# [Task]
Make an exact copy of all the data.

(begin)

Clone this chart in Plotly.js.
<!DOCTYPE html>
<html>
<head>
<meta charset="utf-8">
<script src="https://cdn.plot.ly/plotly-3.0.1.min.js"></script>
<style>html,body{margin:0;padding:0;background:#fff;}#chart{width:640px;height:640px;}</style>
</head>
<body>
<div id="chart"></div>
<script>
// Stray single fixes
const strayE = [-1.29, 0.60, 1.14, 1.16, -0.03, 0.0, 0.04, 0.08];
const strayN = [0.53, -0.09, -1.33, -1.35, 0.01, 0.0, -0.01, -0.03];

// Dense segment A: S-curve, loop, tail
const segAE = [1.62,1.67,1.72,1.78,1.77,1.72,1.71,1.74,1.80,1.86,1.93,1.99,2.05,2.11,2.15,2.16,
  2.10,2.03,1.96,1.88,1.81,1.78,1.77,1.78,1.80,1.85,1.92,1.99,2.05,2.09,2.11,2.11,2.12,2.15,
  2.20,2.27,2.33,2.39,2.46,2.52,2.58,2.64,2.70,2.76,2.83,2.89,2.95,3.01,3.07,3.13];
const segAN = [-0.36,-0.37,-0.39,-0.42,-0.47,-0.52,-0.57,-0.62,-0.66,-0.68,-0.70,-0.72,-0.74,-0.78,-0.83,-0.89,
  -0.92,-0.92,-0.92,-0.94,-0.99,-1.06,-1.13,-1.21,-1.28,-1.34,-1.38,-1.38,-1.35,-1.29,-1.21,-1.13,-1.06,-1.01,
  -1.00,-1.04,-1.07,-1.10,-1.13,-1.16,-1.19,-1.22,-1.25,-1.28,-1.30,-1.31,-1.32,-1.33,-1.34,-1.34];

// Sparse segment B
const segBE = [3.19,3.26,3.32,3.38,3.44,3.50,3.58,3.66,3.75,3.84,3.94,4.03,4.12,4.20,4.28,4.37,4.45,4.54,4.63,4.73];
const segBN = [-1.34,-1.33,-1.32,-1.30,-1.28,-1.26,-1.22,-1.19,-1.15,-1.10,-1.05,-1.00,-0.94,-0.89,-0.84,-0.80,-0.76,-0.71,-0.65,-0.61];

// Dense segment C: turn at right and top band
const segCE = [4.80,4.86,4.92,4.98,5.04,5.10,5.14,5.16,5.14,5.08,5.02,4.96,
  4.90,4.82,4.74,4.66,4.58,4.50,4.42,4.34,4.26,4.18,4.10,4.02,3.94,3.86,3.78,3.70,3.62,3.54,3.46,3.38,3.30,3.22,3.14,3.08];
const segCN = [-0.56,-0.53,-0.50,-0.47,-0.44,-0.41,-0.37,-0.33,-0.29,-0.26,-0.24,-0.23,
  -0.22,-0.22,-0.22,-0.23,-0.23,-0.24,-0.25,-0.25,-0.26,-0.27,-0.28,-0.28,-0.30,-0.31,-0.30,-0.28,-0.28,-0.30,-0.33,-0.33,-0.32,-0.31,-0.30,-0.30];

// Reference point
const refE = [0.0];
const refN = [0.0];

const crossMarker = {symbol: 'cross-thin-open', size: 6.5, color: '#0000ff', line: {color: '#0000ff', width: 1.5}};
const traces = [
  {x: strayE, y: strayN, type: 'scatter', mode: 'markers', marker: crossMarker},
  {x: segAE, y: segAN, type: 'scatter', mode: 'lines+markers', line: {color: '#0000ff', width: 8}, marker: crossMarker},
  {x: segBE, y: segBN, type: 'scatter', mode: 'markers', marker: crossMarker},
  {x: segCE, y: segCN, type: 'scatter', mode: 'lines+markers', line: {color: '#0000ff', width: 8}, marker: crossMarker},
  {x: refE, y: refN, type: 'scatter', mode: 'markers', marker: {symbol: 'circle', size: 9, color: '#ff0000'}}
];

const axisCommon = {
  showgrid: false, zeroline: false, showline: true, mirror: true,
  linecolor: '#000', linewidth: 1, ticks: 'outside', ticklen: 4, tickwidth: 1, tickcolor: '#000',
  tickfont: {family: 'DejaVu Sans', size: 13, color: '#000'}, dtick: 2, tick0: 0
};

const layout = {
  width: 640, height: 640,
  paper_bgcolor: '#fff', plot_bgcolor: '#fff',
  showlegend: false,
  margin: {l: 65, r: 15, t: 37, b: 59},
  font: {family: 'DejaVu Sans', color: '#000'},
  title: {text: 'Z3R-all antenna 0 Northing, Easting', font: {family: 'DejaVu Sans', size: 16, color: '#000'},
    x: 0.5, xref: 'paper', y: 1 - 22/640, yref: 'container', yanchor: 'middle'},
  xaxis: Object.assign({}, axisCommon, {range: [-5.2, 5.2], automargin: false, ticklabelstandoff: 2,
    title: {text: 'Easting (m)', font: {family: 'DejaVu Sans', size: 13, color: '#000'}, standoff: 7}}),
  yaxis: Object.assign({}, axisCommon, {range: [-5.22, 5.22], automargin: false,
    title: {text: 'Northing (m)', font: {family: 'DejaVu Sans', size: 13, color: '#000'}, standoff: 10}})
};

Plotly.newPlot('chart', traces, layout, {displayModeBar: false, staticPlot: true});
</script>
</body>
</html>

(end)

# [Result below]
Clone this chart in Plotly.js.
<!DOCTYPE html>
<html>
<head>
<meta charset="utf-8">
<script src="https://cdn.plot.ly/plotly-3.0.1.min.js"></script>
<style>html,body{margin:0;padding:0;background:#fff;}#chart{width:640px;height:640px;}</style>
</head>
<body>
<div id="chart"></div>
<script>
// Stray single fixes
const strayE = [-1.29, 0.60, 1.14, 1.16, -0.03, 0.0, 0.04, 0.08];
const strayN = [0.53, -0.09, -1.33, -1.35, 0.01, 0.0, -0.01, -0.03];

// Dense segment A: S-curve, loop, tail
const segAE = [1.62,1.67,1.72,1.78,1.77,1.72,1.71,1.74,1.80,1.86,1.93,1.99,2.05,2.11,2.15,2.16,
  2.10,2.03,1.96,1.88,1.81,1.78,1.77,1.78,1.80,1.85,1.92,1.99,2.05,2.09,2.11,2.11,2.12,2.15,
  2.20,2.27,2.33,2.39,2.46,2.52,2.58,2.64,2.70,2.76,2.83,2.89,2.95,3.01,3.07,3.13];
const segAN = [-0.36,-0.37,-0.39,-0.42,-0.47,-0.52,-0.57,-0.62,-0.66,-0.68,-0.70,-0.72,-0.74,-0.78,-0.83,-0.89,
  -0.92,-0.92,-0.92,-0.94,-0.99,-1.06,-1.13,-1.21,-1.28,-1.34,-1.38,-1.38,-1.35,-1.29,-1.21,-1.13,-1.06,-1.01,
  -1.00,-1.04,-1.07,-1.10,-1.13,-1.16,-1.19,-1.22,-1.25,-1.28,-1.30,-1.31,-1.32,-1.33,-1.34,-1.34];

// Sparse segment B
const segBE = [3.19,3.26,3.32,3.38,3.44,3.50,3.58,3.66,3.75,3.84,3.94,4.03,4.12,4.20,4.28,4.37,4.45,4.54,4.63,4.73];
const segBN = [-1.34,-1.33,-1.32,-1.30,-1.28,-1.26,-1.22,-1.19,-1.15,-1.10,-1.05,-1.00,-0.94,-0.89,-0.84,-0.80,-0.76,-0.71,-0.65,-0.61];

// Dense segment C: turn at right and top band
const segCE = [4.80,4.86,4.92,4.98,5.04,5.10,5.14,5.16,5.14,5.08,5.02,4.96,
  4.90,4.82,4.74,4.66,4.58,4.50,4.42,4.34,4.26,4.18,4.10,4.02,3.94,3.86,3.78,3.70,3.62,3.54,3.46,3.38,3.30,3.22,3.14,3.08];
const segCN = [-0.56,-0.53,-0.50,-0.47,-0.44,-0.41,-0.37,-0.33,-0.29,-0.26,-0.24,-0.23,
  -0.22,-0.22,-0.22,-0.23,-0.23,-0.24,-0.25,-0.25,-0.26,-0.27,-0.28,-0.28,-0.30,-0.31,-0.30,-0.28,-0.28,-0.30,-0.33,-0.33,-0.32,-0.31,-0.30,-0.30];

// Reference point
const refE = [0.0];
const refN = [0.0];

const crossMarker = {symbol: 'cross-thin-open', size: 6.5, color: '#0000ff', line: {color: '#0000ff', width: 1.5}};
const traces = [
  {x: strayE, y: strayN, type: 'scatter', mode: 'markers', marker: crossMarker},
  {x: segAE, y: segAN, type: 'scatter', mode: 'lines+markers', line: {color: '#0000ff', width: 8}, marker: crossMarker},
  {x: segBE, y: segBN, type: 'scatter', mode: 'markers', marker: crossMarker},
  {x: segCE, y: segCN, type: 'scatter', mode: 'lines+markers', line: {color: '#0000ff', width: 8}, marker: crossMarker},
  {x: refE, y: refN, type: 'scatter', mode: 'markers', marker: {symbol: 'circle', size: 9, color: '#ff0000'}}
];

const axisCommon = {
  showgrid: false, zeroline: false, showline: true, mirror: true,
  linecolor: '#000', linewidth: 1, ticks: 'outside', ticklen: 4, tickwidth: 1, tickcolor: '#000',
  tickfont: {family: 'DejaVu Sans', size: 13, color: '#000'}, dtick: 2, tick0: 0
};

const layout = {
  width: 640, height: 640,
  paper_bgcolor: '#fff', plot_bgcolor: '#fff',
  showlegend: false,
  margin: {l: 65, r: 15, t: 37, b: 59},
  font: {family: 'DejaVu Sans', color: '#000'},
  title: {text: 'Z3R-all antenna 0 Northing, Easting', font: {family: 'DejaVu Sans', size: 16, color: '#000'},
    x: 0.5, xref: 'paper', y: 1 - 22/640, yref: 'container', yanchor: 'middle'},
  xaxis: Object.assign({}, axisCommon, {range: [-5.2, 5.2], automargin: false, ticklabelstandoff: 2,
    title: {text: 'Easting (m)', font: {family: 'DejaVu Sans', size: 13, color: '#000'}, standoff: 7}}),
  yaxis: Object.assign({}, axisCommon, {range: [-5.22, 5.22], automargin: false,
    title: {text: 'Northing (m)', font: {family: 'DejaVu Sans', size: 13, color: '#000'}, standoff: 10}})
};

Plotly.newPlot('chart', traces, layout, {displayModeBar: false, staticPlot: true});
</script>
</body>
</html>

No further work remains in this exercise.